Las "almas", como destino, en la tradición judeocristiana, estaban sujetas a ser premiadas o castigadas, pero todas eran, en principio, redimibles (en condición de igualdad, como dirían después los modernos) en un gran juicio final presidido por un Dios justo y clemente. Sin embargo, será
Mi idea es que el destino no desapareció sino que la modernidad lo reprimió (lo hizo inmanente) y luego lo envió al reino de la acción donde terminó apareciendo, de nuevo, como "libertad", "igualdad" y "progreso". Liberales y marxistas inscribieron en sus banderas, desde entonces, que esa era el destino de las naciones desde las que hablaban.
Ahora que la modernidad está derrumbándose y todos huimos en cualquier dirección, afloran, en una suerte de venganza, todo tipo de ofertas de destino (horóscopos, zodíacos, profecías, chamanismo, orientalismo, trascendencia, misticismo, esoterismo, fundamentalismo, etc.) pero es la evidencia de la derrota moderna de haber enmascarado el destino con la "mismidad" (self) calvinista primero y política/secular después. Es el derrumbe del sentido "externo" de la narración moderna y del "destino" (interno) centrado en los actos y responsabilidades del individuo, lo que nos brinda ese espectáculo melancólico de asistir a los amigos y amigas, hoy, en sus vagabundeos existenciales.
El individuo (el que no se puede dividir, eso significa) necesita estar intacto frente al "otro" para responder ante sus juicios y necesita esa integridad (no subdividirse más) para acumular los actos y hacer los balances de su vida. Luego él mismo o los otros lo valorarán, es decir, lo condenarán o lo absolverán. Otra manera de decirlo, el destino ha continuado en el juicio. Esto lo supo ver muy bien Kant y Lyotard trata de recrearlo. Los estructuralistas decretaron la muerte, hace bastante tiempo, del sujeto.

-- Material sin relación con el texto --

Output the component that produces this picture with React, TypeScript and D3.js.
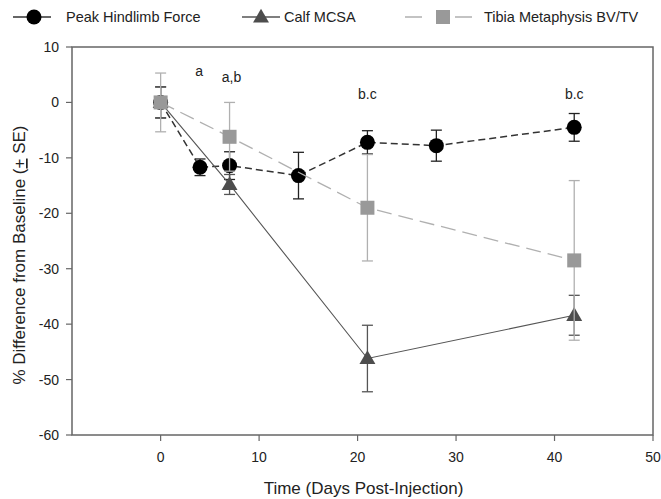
import React from "react";
import * as d3 from "d3";

const peakDays = [0, 4, 7, 14, 21, 28, 42];
const peakValues = [0, -11.7, -11.4, -13.2, -7.2, -7.8, -4.5];
const peakErr = [2.8, 1.5, 2.5, 4.2, 2.1, 2.8, 2.5];

const calfDays = [0, 7, 21, 42];
const calfValues = [0, -14.8, -46.2, -38.4];
const calfErr = [2.8, 1.8, 6.0, 3.6];

const bvDays = [0, 7, 21, 42];
const bvValues = [0, -6.2, -19.0, -28.5];
const bvErr = [5.3, 6.2, 9.6, 14.4];

const xTicks = [0, 10, 20, 30, 40, 50];
const yTicks = [10, 0, -10, -20, -30, -40, -50, -60];

const annotations = [
  { day: 3.9, value: 4.8, text: "a" },
  { day: 7.2, value: 3.6, text: "a,b" },
  { day: 21, value: 0.6, text: "b.c" },
  { day: 42, value: 0.6, text: "b.c" },
];

const seriesNames = ["Peak Hindlimb Force", "Calf MCSA", "Tibia Metaphysis BV/TV"];

const W = 661;
const H = 499;
const margin = { left: 72, right: 8, top: 47, bottom: 64 };

const x = d3.scaleLinear().domain([-9, 50]).range([margin.left, W - margin.right]);
const y = d3.scaleLinear().domain([-60, 10]).range([H - margin.bottom, margin.top]);

const FONT = "'Liberation Sans', Arial, sans-serif";

type Series = {
  days: number[];
  values: number[];
  err: number[];
  errColor: string;
  lineColor: string;
  dash: string | undefined;
  lineWidth: number;
  shape: "circle" | "triangle" | "square";
  fill: string;
};

const series: Series[] = [
  {
    days: peakDays, values: peakValues, err: peakErr, errColor: "#222",
    lineColor: "#333", dash: "7,4", lineWidth: 1.5, shape: "circle", fill: "#000",
  },
  {
    days: calfDays, values: calfValues, err: calfErr, errColor: "#555",
    lineColor: "#555", dash: undefined, lineWidth: 1.1, shape: "triangle", fill: "#4d4d4d",
  },
  {
    days: bvDays, values: bvValues, err: bvErr, errColor: "#b0b0b0",
    lineColor: "#b0b0b0", dash: "15,7", lineWidth: 1.3, shape: "square", fill: "#999",
  },
];

function Marker({ shape, cx, cy, fill }: { shape: string; cx: number; cy: number; fill: string }) {
  if (shape === "circle") return <circle cx={cx} cy={cy} r={7.5} fill={fill} />;
  if (shape === "square") return <rect x={cx - 7} y={cy - 7} width={14} height={14} fill={fill} />;
  const s = d3.symbol().type(d3.symbolTriangle).size(110)();
  return <path d={s as string} transform={`translate(${cx},${cy + 1})`} fill={fill} />;
}

export default function App() {
  const line = d3.line<[number, number]>().x((d) => x(d[0])).y((d) => y(d[1]));
  const x0 = margin.left;
  const x1 = W - margin.right;
  const y0 = margin.top;
  const y1 = H - margin.bottom;

  const legendItems = [
    { s: series[0], lx1: 13, lx2: 51, mx: 34, tx: 66 },
    { s: series[1], lx1: 242, lx2: 280, mx: 261, tx: 284 },
    { s: series[2], lx1: 405, lx2: 473, mx: 443, tx: 484 },
  ];

  return (
    <svg width={W} height={H} style={{ position: "absolute", left: 0, top: 0, background: "#fff" }} fontFamily={FONT}>
      <rect width={W} height={H} fill="#fff" />
      {legendItems.map((it, i) => (
        <g key={i}>
          <line x1={it.lx1} x2={it.lx2} y1={17} y2={17} stroke={it.s.lineColor} strokeWidth={1.5}
            strokeDasharray={i === 2 ? "17,33,17" : undefined} />
          <Marker shape={it.s.shape} cx={it.mx} cy={17} fill={it.s.fill} />
          <text x={it.tx} y={22} fontSize={14.5} fill="#222">{seriesNames[i]}</text>
        </g>
      ))}

      <rect x={x0} y={y0} width={x1 - x0} height={y1 - y0} fill="none" stroke="#666" strokeWidth={1.5} />

      {yTicks.map((t) => (
        <g key={t}>
          <line x1={x0 - 6} x2={x0} y1={y(t)} y2={y(t)} stroke="#666" strokeWidth={1.2} />
          <text x={x0 - 13} y={y(t) + 5} fontSize={14} textAnchor="end" fill="#222">{t}</text>
        </g>
      ))}
      {xTicks.map((t) => (
        <g key={t}>
          <line x1={x(t)} x2={x(t)} y1={y1} y2={y1 + 6} stroke="#666" strokeWidth={1.2} />
          <text x={x(t)} y={y1 + 27} fontSize={14} textAnchor="middle" fill="#222">{t}</text>
        </g>
      ))}

      <text x={(x0 + x1) / 2 + 1} y={H - 5} fontSize={17} textAnchor="middle" fill="#222">Time (Days Post-Injection)</text>
      <text transform={`translate(25, ${(y0 + y1) / 2 + 14}) rotate(-90)`} fontSize={17} textAnchor="middle" fill="#222">
        % Difference from Baseline (<tspan textDecoration="underline">+</tspan> SE)
      </text>

      {series.map((s, si) => {
        const pts: [number, number][] = s.days.map((d, i) => [d, s.values[i]]);
        return (
          <g key={si}>
            <path d={line(pts) as string} fill="none" stroke={s.lineColor} strokeWidth={s.lineWidth} strokeDasharray={s.dash} />
            {pts.map((p, i) => {
              const cx = x(p[0]);
              const top = y(p[1] + s.err[i]);
              const bot = y(p[1] - s.err[i]);
              return (
                <g key={i} stroke={s.errColor} strokeWidth={1.3}>
                  <line x1={cx} x2={cx} y1={top} y2={bot} />
                  <line x1={cx - 5.5} x2={cx + 5.5} y1={top} y2={top} />
                  <line x1={cx - 5.5} x2={cx + 5.5} y1={bot} y2={bot} />
                </g>
              );
            })}
            {pts.map((p, i) => (
              <Marker key={`m${i}`} shape={s.shape} cx={x(p[0])} cy={y(p[1])} fill={s.fill} />
            ))}
          </g>
        );
      })}

      {annotations.map((a, i) => (
        <text key={i} x={x(a.day)} y={y(a.value)} fontSize={14} textAnchor="middle" fill="#222">{a.text}</text>
      ))}
    </svg>
  );
}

Ha llegado la hora de decir que su pariente cercano, el individuo, también ha muerto.
No podemos decir que el destino ha regresado porque nunca se fue. Digamos, más bien, que el destino ha sido liberado hasta nueva orden de captura. Pongo de ejemplo mi propia situación. Siempre he tenido la impresión que yo convoco y participo, al mismo tiempo que pertenezco y genero, tres cosas: a) derrotas; b) nadar contra la corriente y c) fundar (he fundado, por supuesto que con otras personas más, muchas instituciones en este país, desde partidos políticos de izquierda hasta universidades y ONG's, pasando por gremios, fundaciones, círculos de discusión y hasta empresas y en todas he terminado expulsado o simplemente me largo).
Es mi destino y no me quejo. Y lo que he aprendido es que luchar contra él lo hace doloroso. Pero es precisamente esa renuncia lo que hace ético cualquier acto, cuyo sentido ya no cuenta con ninguna promesa de lucha ni de éxito. Como ven, soy lo que un joven de hoy llamaría un "perdedor", un "don me opongo" con mentalidad de "pionero". Es decir, mi destino, como el salmón que vi brincar alegremente en mi niñez, será siempre derrotarme, oponerse y crear.